I try to avoid money transactions on the Internet, though it's unavoidable with market trades and large cash transactions. I have my AX on auto-payment in full so I don't have to check balances and have the monthly details mailed to me. I use a debit card with transactions and get a receipt. I don't gamble online (but couldn't help it taking straight up the Bengals' playoff games and some Blazer opportunities that showed themselves at the same time last month (turned $600 into $8300 and cashed it all out, but the process and time and fees and security issues involved made me close all the accounts involved...coinbase, bovada, bitcoin).
It takes a lot of effort, but the intrusion of all of these companies and governments piss me off to no end. At what point did it happen when, the people, who are the average person in the U.S. right now, believed that it was OK to conduct business this way, to hold hostage people's personal information for their own benefit, to steal from people their personal information for their own benefit, under the "business as usual" idea. I can tell you exactly when it happened. In the '80's the morals shifted from where someone's personal rights were respected to where it became OK to not respect a person's personal information and even their thoughts. You can't turn on a single channel or open a single news source without the headlines, not just inferring, but telling you how you are supposed to think, and that your personal information and thoughts do not belong to you.

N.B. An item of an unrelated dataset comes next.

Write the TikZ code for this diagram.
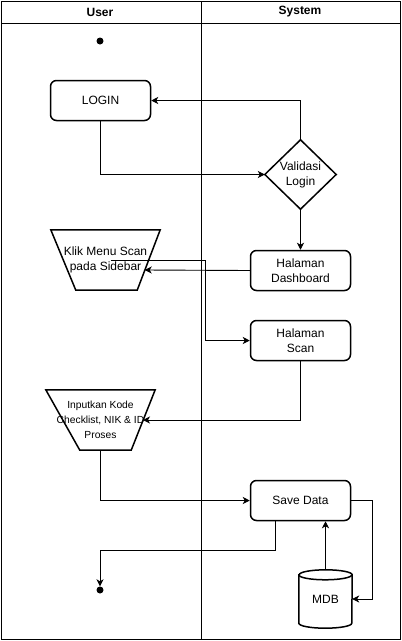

The worst offenders in the U.S. are the governments, of course, the news sources, too, and in businesses, too. I had ETF's that held stock in Amazon, Verizon, Microsoft, Facebook, Google, Apple, Xfinity, etc., and I purged myself of them and reinvested into companies that were less intrusive. It makes investing more difficult, because for the very reasons why these companies are evil are the reasons why they make more money than everyone else. I get my food from local farmers who grow their food sustainably. I get my seafood as a contributing coop member from a local fisherman, whose small company (you can actually see them on a Netflix program) fishes sustainably.
I moved from Oregon to Washington 18 months ago and for two short weeks I filed for Unemployment before landing a job. Well, the Oregon Unemployment department kept sending me monies even though I wasn't filing any claims. I tried to pay them back, but they wouldn't take it. 15 months later I get this random letter where they want their money back, but with a note that says, if it's hardship, a decision that only they can make, they won't ask for it back. Well, it's not a hardship, but it's a pain-in-the-ass, filing taxes on monies they shouldn't have sent me, and then paying it back, causing another decision about filing for that State. While I was dealing with this, I found out that they had sent me more money that I didn't notice and they haven't asked for, so I imagine that someday I'll get a letter about this. I couldn't get a hold of anyone to get them to stop sending me money, so I blocked them from depositing it into my account in the future. If I hadn't let them deposit my unemployment checks directly into my bank account, I wouldn't have had this problem as I could have sent back the checks.
People are just too incompetent and companies and governments are just too large for there to be any proper security out there for your personal and financial information. You're better off in the long run to be as far off the grid as possible. Sooner or later, it's going to bite you in the ass, more than likely several times, and the size of the bites are getting larger and larger, and it's just getting worse.
I won't file my taxes online. As a result, I didn't get my refund from the IRS until late August (with interest).
Having first received my Computer Programming degree in 1983 with specialties in COBOL, RPG I&II, Assembly and Easytrieve, along with mastering the Omegamon network software system, and having worked in the Computer Industry as a wholesale purchaser, systems builder, and wholesaler to governments, corporations and school systems until 2005, I guess there's just too much I know not to trust anyone with my information. It's not a get-off-my-lawn attitude, it's a I-know-what-goes-on-and-I-don't-like-it-and-won't-stand-for-it attitude. I did notice that Congress has finally taken notice, but only because some of their personal information got hacked at a federal level. Whatever it takes, the attitude about it has to change.
This "oh-there's-nothing-you-can-do-about-it" attitude is the same attitude that lets atocities take place over the history of mankind. It's also just pure laziness and a self-interest attitude of "it's not my problem".